Mediation of waste and toxins
Mediation of waste and toxins is an ecosystem service whose function is based on the ability of micro-organisms to neutralize potentially harmful substances in soil and ground water.
There are several naturally occurring compounds, which may be harmful for organisms if their concentrations reach a certain level. Some compounds are products of metabolism in organisms, and others are produced by abiotic processes, e.g. ruptures of volcanos.

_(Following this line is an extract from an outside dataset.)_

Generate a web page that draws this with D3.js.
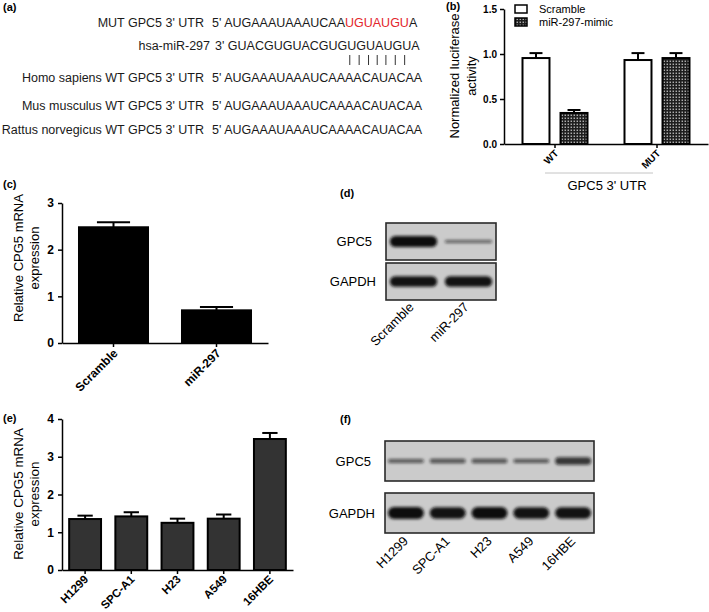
<!DOCTYPE html>
<html>
<head>
<meta charset="utf-8">
<script src="https://cdn.jsdelivr.net/npm/d3@7"></script>
<style>
  body { margin: 0; background: #fff; }
  svg { font-family: Arial, "Liberation Sans", sans-serif; }
</style>
</head>
<body>
<svg id="fig" width="709" height="612"></svg>
<script>
// ---------- data ----------
// (a) sequence alignment
const seqNames = ["MUT GPC5 3' UTR", "hsa-miR-297", "Homo sapiens WT GPC5 3' UTR",
                  "Mus musculus WT GPC5 3' UTR", "Rattus norvegicus WT GPC5 3' UTR"];
const seqStrands = ["5'", "3'", "5'", "5'", "5'"];
// [text, mutated?]
const seqParts = [
  [["AUGAAAUAAAUCAA", false], ["UGUAUGU", true], ["A", false]],
  [["GUACGUGUACGUGUGUAUGUA", false]],
  [["AUGAAAUAAAUCAAAACAUACAA", false]],
  [["AUGAAAUAAAUCAAAACAUACAA", false]],
  [["AUGAAAUAAAUCAAAACAUACAA", false]]
];
const pairedIdx = [13, 14, 15, 16, 17, 18, 19]; // paired bases of the miR

// (b) luciferase
const lucGroups = ["WT", "MUT"];
const lucSeries = ["Scramble", "miR-297-mimic"];
const lucScramble = [0.955, 0.933];
const lucScrambleErr = [0.055, 0.077];
const lucMimic = [0.345, 0.955];
const lucMimicErr = [0.033, 0.055];
const lucTicks = [0, 0.5, 1.0, 1.5];

// (c) qPCR after transfection
const kdGroups = ["Scramble", "miR-297"];
const kdMean = [2.48, 0.70];
const kdErr = [0.11, 0.07];
const kdTicks = [0, 1, 2, 3];

// (d) western blot, relative band strength
const blotProteins = ["GPC5", "GAPDH"];
const blotD = [[1.0, 0.28], [0.95, 0.95]];

// (e) qPCR in cell lines
const cellLines = ["H1299", "SPC-A1", "H23", "A549", "16HBE"];
const cellMean = [1.35, 1.42, 1.25, 1.36, 3.47];
const cellErr = [0.09, 0.11, 0.11, 0.11, 0.16];
const cellTicks = [0, 1, 2, 3, 4];

// (f) western blot in cell lines
const blotF = [[0.33, 0.37, 0.37, 0.35, 0.62], [1.0, 0.95, 1.0, 0.95, 0.95]];

// ---------- drawing ----------
const svg = d3.select("#fig");
const defs = svg.append("defs");

const pat = defs.append("pattern").attr("id", "dots")
  .attr("width", 3).attr("height", 3).attr("patternUnits", "userSpaceOnUse");
pat.append("rect").attr("width", 3).attr("height", 3).attr("fill", "#1e1e1e");
pat.append("rect").attr("x", 0.6).attr("y", 0.6).attr("width", 1.3).attr("height", 1.3).attr("fill", "#cfcfcf");

defs.append("filter").attr("id", "blur")
  .attr("x", "-20%").attr("y", "-150%").attr("width", "140%").attr("height", "400%")
  .append("feGaussianBlur").attr("stdDeviation", 1.6);

function panelLabel(x, y, t) {
  svg.append("text").attr("x", x).attr("y", y).attr("font-size", 11)
    .attr("font-weight", "bold").text(t);
}

function styleAxis(g, fs) {
  g.attr("font-family", "Arial, 'Liberation Sans', sans-serif").attr("font-size", fs)
    .attr("font-weight", "bold");
  g.selectAll(".domain").attr("stroke", "#000").attr("stroke-width", 1.5);
  g.selectAll(".tick line").attr("stroke", "#000").attr("stroke-width", 1.5);
  g.selectAll(".tick text").attr("fill", "#000");
}

// two-line rotated axis title; cx is the baseline of the first line
function yTitle(cx, cy, lines, fs, gap) {
  lines.forEach((l, i) => {
    svg.append("text")
      .attr("transform", `translate(${cx + i * gap},${cy}) rotate(-90)`)
      .attr("text-anchor", "middle").attr("font-size", fs).text(l);
  });
}

function errorBars(g, rows, x, w, y) {
  const eb = g.append("g").attr("stroke", "#000").attr("stroke-width", 2);
  rows.forEach(d => {
    const cx = x(d) + w / 2;
    eb.append("line").attr("x1", cx).attr("x2", cx).attr("y1", y(d.v)).attr("y2", y(d.v + d.e));
    eb.append("line").attr("x1", cx - w * 0.24).attr("x2", cx + w * 0.24)
      .attr("y1", y(d.v + d.e)).attr("y2", y(d.v + d.e));
  });
}

function rotatedLabels(g, cats, x, y0, dx, dy, fs, weight) {
  g.selectAll(null).data(cats).join("text")
    .attr("transform", d => `translate(${x(d) + dx},${y0 + dy}) rotate(-45)`)
    .attr("text-anchor", "end").attr("font-size", fs).attr("font-weight", weight)
    .text(d => d);
}

// ---- (a) ----
panelLabel(3, 11, "(a)");
const rowY = [27, 50, 82, 110, 134];
const ga = svg.append("g").attr("font-size", 12.5).attr("fill", "#1a1a1a");
let mirText = null;
seqNames.forEach((name, i) => {
  const isMir = seqStrands[i] === "3'";
  ga.append("text").attr("x", isMir ? 210 : 204).attr("y", rowY[i])
    .attr("text-anchor", "end").text(name);
  const t = ga.append("text").attr("x", isMir ? 215 : 212).attr("y", rowY[i]);
  t.append("tspan").text(seqStrands[i] + " ");
  seqParts[i].forEach(p => {
    t.append("tspan").attr("fill", p[1] ? "#e3262b" : "#1a1a1a").text(p[0]);
  });
  if (isMir) mirText = t.node();
});
const pipes = ga.append("g").attr("stroke", "#333").attr("stroke-width", 1);
pairedIdx.forEach(k => {
  const a = mirText.getStartPositionOfChar(k + 3).x;
  const b = mirText.getEndPositionOfChar(k + 3).x;
  const cx = (a + b) / 2 - 2;
  pipes.append("line").attr("x1", cx).attr("x2", cx).attr("y1", 55).attr("y2", 65);
});

// ---- (b) ----
panelLabel(446, 10, "(b)");
const gb = svg.append("g");
const bY = d3.scaleLinear().domain([0, 1.5]).range([144, 9]);
const bX = d3.scaleBand().domain(lucGroups).range([504, 708]);
const bX1 = d3.scaleBand().domain(lucSeries).range([-32.5, 32.5]).paddingInner(0.29);
const lucRows = lucGroups.flatMap((g, i) => [
  { g, s: lucSeries[0], v: lucScramble[i], e: lucScrambleErr[i] },
  { g, s: lucSeries[1], v: lucMimic[i], e: lucMimicErr[i] }
]);
const bFill = s => s === lucSeries[0] ? "#fff" : "url(#dots)";
const bBarX = d => bX(d.g) + bX.bandwidth() / 2 + bX1(d.s);
gb.selectAll("rect.bar").data(lucRows).join("rect").attr("class", "bar")
  .attr("x", bBarX).attr("y", d => bY(d.v))
  .attr("width", bX1.bandwidth()).attr("height", d => bY(0) - bY(d.v))
  .attr("fill", d => bFill(d.s)).attr("stroke", "#000").attr("stroke-width", 2);
errorBars(gb, lucRows, bBarX, bX1.bandwidth(), bY);
const bAxY = gb.append("g").attr("transform", "translate(504,0)")
  .call(d3.axisLeft(bY).tickValues(lucTicks).tickFormat(d3.format(".1f")).tickSize(4).tickSizeOuter(0).tickPadding(3));
styleAxis(bAxY, 10);
const bAxX = gb.append("g").attr("transform", "translate(0,144)")
  .call(d3.axisBottom(bX).tickSize(4).tickSizeOuter(0).tickFormat(""));
styleAxis(bAxX, 10);
rotatedLabels(gb, lucGroups, d => bX(d) + bX.bandwidth() / 2, 144, 4, 10, 10, "bold");
gb.append("line").attr("x1", 545).attr("x2", 653).attr("y1", 173).attr("y2", 173)
  .attr("stroke", "#c4c4c4").attr("stroke-width", 1);
gb.append("text").attr("x", 607).attr("y", 190).attr("text-anchor", "middle")
  .attr("font-size", 13).text("GPC5 3' UTR");
lucSeries.forEach((s, i) => {
  gb.append("rect").attr("x", 515).attr("y", 5 + 13 * i).attr("width", 12).attr("height", 8)
    .attr("fill", bFill(s)).attr("stroke", "#000").attr("stroke-width", 1.5);
  gb.append("text").attr("x", 539).attr("y", 13 + 13 * i).attr("font-size", 11).text(s);
});
yTitle(459, 76, ["Normalized luciferase", "activity"], 13, 17);

// ---- (c) ----
panelLabel(3, 188, "(c)");
const gc = svg.append("g");
const cY = d3.scaleLinear().domain([0, 3]).range([343, 203]);
const cX = d3.scaleBand().domain(kdGroups).range([62, 268]).paddingInner(0.33).paddingOuter(0.165);
const kdRows = kdGroups.map((c, i) => ({ c, v: kdMean[i], e: kdErr[i] }));
gc.selectAll("rect").data(kdRows).join("rect")
  .attr("x", d => cX(d.c)).attr("y", d => cY(d.v))
  .attr("width", cX.bandwidth()).attr("height", d => cY(0) - cY(d.v))
  .attr("fill", "#000").attr("stroke", "#000").attr("stroke-width", 2);
errorBars(gc, kdRows, d => cX(d.c), cX.bandwidth(), cY);
styleAxis(gc.append("g").attr("transform", "translate(62,0)")
  .call(d3.axisLeft(cY).tickValues(kdTicks).tickFormat(d3.format("d")).tickSize(4).tickSizeOuter(0).tickPadding(4)), 12);
styleAxis(gc.append("g").attr("transform", "translate(0,343)")
  .call(d3.axisBottom(cX).tickSize(4).tickSizeOuter(0).tickFormat("")), 12);
rotatedLabels(gc, kdGroups, d => cX(d) + cX.bandwidth() / 2, 343, 5, 11, 12, "bold");
yTitle(23, 258, ["Relative CPG5 mRNA", "expression"], 13, 16);

// ---- blots ----
function drawBlot(g, lanes, rows, x0, x1, boxes, fs) {
  rows.forEach((vals, r) => {
    const [y0, y1, maxH] = boxes[r];
    const id = "clip" + Math.random().toString(36).slice(2);
    g.append("clipPath").attr("id", id).append("rect")
      .attr("x", x0).attr("y", y0).attr("width", x1 - x0).attr("height", y1 - y0);
    g.append("rect").attr("x", x0).attr("y", y0).attr("width", x1 - x0).attr("height", y1 - y0)
      .attr("fill", "#cbcbcb");
    const cy = (y0 + y1) / 2;
    g.append("g").attr("clip-path", `url(#${id})`).selectAll("rect")
      .data(vals.map((v, i) => ({ lane: lanes.domain()[i], v })))
      .join("rect")
      .attr("x", d => lanes(d.lane) + lanes.bandwidth() * 0.07)
      .attr("width", lanes.bandwidth() * 0.86)
      .attr("y", d => cy - Math.max(2, maxH * d.v) / 2)
      .attr("height", d => Math.max(2, maxH * d.v))
      .attr("rx", d => Math.max(2, maxH * d.v) / 2)
      .attr("fill", "#111").attr("fill-opacity", d => 0.45 + 0.55 * d.v)
      .attr("filter", "url(#blur)");
    g.append("rect").attr("x", x0).attr("y", y0).attr("width", x1 - x0).attr("height", y1 - y0)
      .attr("fill", "none").attr("stroke", "#2a2a2a").attr("stroke-width", 1.6);
    g.append("text").attr("x", x0 - 10 - (r === 0 ? 4 : 0)).attr("y", cy + fs * 0.36)
      .attr("text-anchor", "end").attr("font-size", fs).text(blotProteins[r]);
  });
}

panelLabel(340, 197, "(d)");
const gd = svg.append("g");
const dL = d3.scaleBand().domain(kdGroups).range([386, 496]);
drawBlot(gd, dL, blotD, 386, 496, [[223, 260, 11], [263, 300, 11]], 13);
rotatedLabels(gd, kdGroups, d => dL(d) + dL.bandwidth() / 2, 300, 1, 8, 13, "normal");

// ---- (e) ----
panelLabel(3, 422, "(e)");
const ge = svg.append("g");
const eY = d3.scaleLinear().domain([0, 4]).range([570, 419]);
const eX = d3.scaleBand().domain(cellLines).range([62, 293]).paddingInner(0.31).paddingOuter(0.155);
const cellRows = cellLines.map((c, i) => ({ c, v: cellMean[i], e: cellErr[i] }));
ge.selectAll("rect").data(cellRows).join("rect")
  .attr("x", d => eX(d.c)).attr("y", d => eY(d.v))
  .attr("width", eX.bandwidth()).attr("height", d => eY(0) - eY(d.v))
  .attr("fill", "#333").attr("stroke", "#000").attr("stroke-width", 2);
errorBars(ge, cellRows, d => eX(d.c), eX.bandwidth(), eY);
styleAxis(ge.append("g").attr("transform", "translate(62,0)")
  .call(d3.axisLeft(eY).tickValues(cellTicks).tickFormat(d3.format("d")).tickSize(4).tickSizeOuter(0).tickPadding(4)), 12);
styleAxis(ge.append("g").attr("transform", "translate(0,570)")
  .call(d3.axisBottom(eX).tickSize(4).tickSizeOuter(0).tickFormat("")), 12);
rotatedLabels(ge, cellLines, d => eX(d) + eX.bandwidth() / 2, 570, 4, 10, 11.5, "bold");
yTitle(23, 494, ["Relative CPG5 mRNA", "expression"], 13.4, 16);

// ---- (f) ----
panelLabel(340, 423, "(f)");
const gf = svg.append("g");
const fL = d3.scaleBand().domain(cellLines).range([385, 594]);
drawBlot(gf, fL, blotF, 385, 594, [[441, 481, 12], [493, 533, 12]], 13);
rotatedLabels(gf, cellLines, d => fL(d) + fL.bandwidth() / 2, 533, 3, 9, 13, "normal");
</script>
</body>
</html>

By the effect of natural selection organisms have adapted to certain levels of natural toxicants and developed metabolic mechanisms to reduce harmful effects of harmful compounds. E.g. bacteria and fungi have complex enzyme mechanisms for decomposing organic compounds and they are crucial for regulating levels of potentially harmful compounds in terrestrial and aquatic environments. Meso- and macrofauna are part of the regulation services, because they improve the habitats of terrestrial bacteria and fungi and act as balancers in soil ecosystems.
Besides the biotic processes, compounds are composed and decomposed by abiotic physical- chemical processes. The most important regulators of these environmental processes are moisture, acidity and temperature. Because natural processes regulate the levels of potentially harmful compounds, their concentrations do not reach effective levels usually, unless there are some kind of disturbances.
Contamination of soils and water systems may be caused by discharges and emissions produced by industry and households or leaking chemical storages. Other common contaminant sources are worn petrol tanks in old gas stations and illegal dumps.
Terrestrial microbes and fungi are able to decompose hydrocarbons constituting only hydrogen and coal with moderate effort, but hydrocarbons containing e.g. chlorine degrade slower, because the process demands anaerobic conditions and all bacteria strains haven’t developed enzymes to break chlorine bonds. Generally speaking, the closer the structure of synthetic hydrocarbon compound is to naturally occurring compounds, the more likely the bacteria have enzymes to degrade it. However, there are exceptions to this rule.
Paul A.E. (2015): Soil Microbiology, Ecology and Biochemistry. 4th edition.